DIRECTIVE: Extract every line of the material that holds the string "this".

DATA SUPPLIED:
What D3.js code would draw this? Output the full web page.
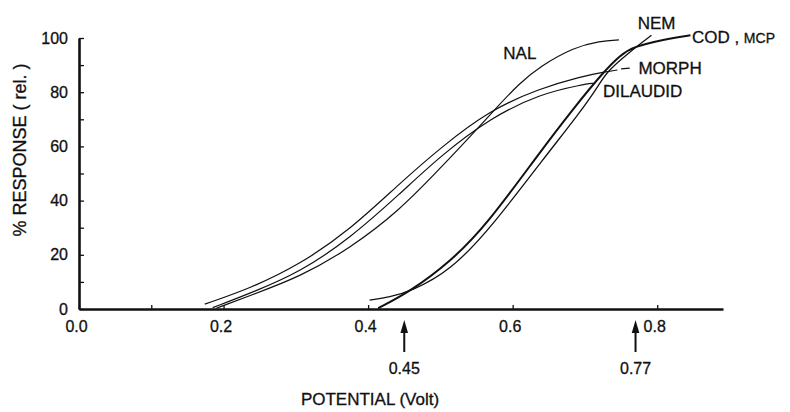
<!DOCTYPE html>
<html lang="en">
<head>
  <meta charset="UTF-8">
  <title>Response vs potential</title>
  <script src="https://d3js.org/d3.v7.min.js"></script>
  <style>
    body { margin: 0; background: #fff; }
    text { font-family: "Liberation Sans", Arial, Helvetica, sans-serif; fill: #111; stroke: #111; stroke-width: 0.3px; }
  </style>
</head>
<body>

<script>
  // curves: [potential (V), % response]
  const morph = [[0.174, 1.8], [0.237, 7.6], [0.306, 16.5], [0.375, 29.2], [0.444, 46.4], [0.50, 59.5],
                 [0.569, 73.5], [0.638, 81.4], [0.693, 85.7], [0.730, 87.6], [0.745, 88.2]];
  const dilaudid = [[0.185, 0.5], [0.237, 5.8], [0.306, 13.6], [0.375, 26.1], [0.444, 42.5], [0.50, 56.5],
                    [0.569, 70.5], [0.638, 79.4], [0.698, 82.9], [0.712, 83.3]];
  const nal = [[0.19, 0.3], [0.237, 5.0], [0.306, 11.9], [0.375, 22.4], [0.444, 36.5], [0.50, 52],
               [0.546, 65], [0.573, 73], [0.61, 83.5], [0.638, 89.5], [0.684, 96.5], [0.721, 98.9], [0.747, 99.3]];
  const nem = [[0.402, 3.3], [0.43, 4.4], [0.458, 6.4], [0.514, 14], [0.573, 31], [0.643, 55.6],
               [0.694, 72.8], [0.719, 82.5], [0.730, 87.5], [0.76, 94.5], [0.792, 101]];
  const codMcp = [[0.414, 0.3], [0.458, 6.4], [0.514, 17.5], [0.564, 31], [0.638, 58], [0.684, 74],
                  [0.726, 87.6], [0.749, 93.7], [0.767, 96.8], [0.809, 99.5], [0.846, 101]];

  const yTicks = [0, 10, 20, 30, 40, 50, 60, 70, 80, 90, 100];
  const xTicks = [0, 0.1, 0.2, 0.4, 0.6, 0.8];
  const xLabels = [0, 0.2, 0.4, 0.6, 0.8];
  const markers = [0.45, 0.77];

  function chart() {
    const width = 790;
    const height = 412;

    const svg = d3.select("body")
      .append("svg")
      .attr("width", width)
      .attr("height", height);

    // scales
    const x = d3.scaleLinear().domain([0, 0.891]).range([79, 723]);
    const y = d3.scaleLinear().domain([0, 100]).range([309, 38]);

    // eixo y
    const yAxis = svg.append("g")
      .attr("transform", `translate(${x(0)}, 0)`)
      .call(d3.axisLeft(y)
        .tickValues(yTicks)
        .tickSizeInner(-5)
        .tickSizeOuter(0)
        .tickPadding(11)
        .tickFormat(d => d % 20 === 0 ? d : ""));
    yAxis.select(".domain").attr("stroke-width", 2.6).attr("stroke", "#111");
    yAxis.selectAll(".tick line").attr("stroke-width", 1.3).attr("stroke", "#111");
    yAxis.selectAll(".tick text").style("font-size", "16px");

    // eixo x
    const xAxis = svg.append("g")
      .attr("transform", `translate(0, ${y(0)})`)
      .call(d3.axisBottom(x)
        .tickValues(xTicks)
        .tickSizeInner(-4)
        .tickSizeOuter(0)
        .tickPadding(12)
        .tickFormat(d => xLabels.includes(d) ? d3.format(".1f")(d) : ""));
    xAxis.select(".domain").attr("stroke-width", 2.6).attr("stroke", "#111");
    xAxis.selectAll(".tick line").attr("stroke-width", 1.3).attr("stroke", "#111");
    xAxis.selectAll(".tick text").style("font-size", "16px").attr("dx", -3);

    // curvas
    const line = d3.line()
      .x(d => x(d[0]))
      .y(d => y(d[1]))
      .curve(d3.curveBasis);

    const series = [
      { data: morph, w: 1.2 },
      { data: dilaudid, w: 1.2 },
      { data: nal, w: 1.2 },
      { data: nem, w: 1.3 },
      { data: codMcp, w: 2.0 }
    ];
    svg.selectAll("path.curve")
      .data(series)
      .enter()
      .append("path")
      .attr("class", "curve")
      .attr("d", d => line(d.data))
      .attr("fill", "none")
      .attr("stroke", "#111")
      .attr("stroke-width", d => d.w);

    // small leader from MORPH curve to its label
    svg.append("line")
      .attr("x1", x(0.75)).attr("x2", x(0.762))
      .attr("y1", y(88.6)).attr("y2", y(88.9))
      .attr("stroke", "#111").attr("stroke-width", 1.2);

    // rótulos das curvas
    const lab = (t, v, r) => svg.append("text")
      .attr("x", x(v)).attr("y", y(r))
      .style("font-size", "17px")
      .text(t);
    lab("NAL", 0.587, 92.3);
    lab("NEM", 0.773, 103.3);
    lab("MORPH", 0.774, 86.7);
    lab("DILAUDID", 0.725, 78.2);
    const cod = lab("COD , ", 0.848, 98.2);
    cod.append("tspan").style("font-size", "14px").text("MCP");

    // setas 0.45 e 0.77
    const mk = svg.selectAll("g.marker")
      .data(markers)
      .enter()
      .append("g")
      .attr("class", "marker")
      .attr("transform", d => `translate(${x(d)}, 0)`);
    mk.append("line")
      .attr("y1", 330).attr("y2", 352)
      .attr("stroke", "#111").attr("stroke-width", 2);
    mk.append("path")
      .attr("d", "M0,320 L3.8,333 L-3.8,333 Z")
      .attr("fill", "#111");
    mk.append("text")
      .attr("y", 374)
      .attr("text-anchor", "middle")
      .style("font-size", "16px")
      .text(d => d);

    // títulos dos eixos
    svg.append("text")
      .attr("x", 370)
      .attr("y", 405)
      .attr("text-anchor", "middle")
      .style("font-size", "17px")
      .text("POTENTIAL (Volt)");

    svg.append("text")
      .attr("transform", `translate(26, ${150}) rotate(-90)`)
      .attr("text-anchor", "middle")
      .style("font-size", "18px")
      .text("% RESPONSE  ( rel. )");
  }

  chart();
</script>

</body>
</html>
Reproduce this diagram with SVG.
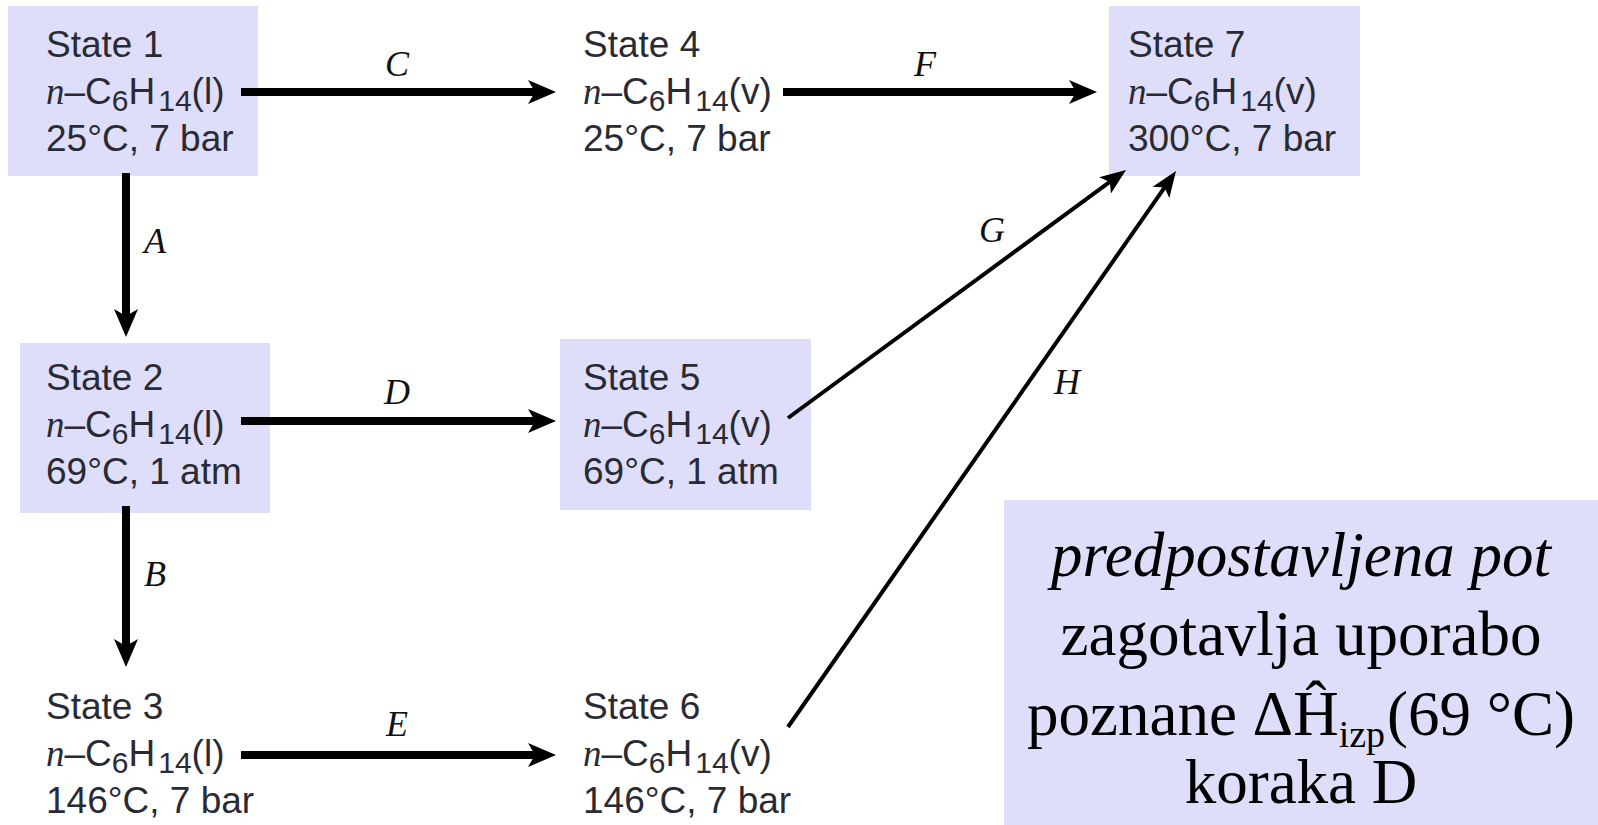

COMPLETE ANSWER:
What D3.js code would draw this? Output the full web page.
Reproduce this diagram with SVG.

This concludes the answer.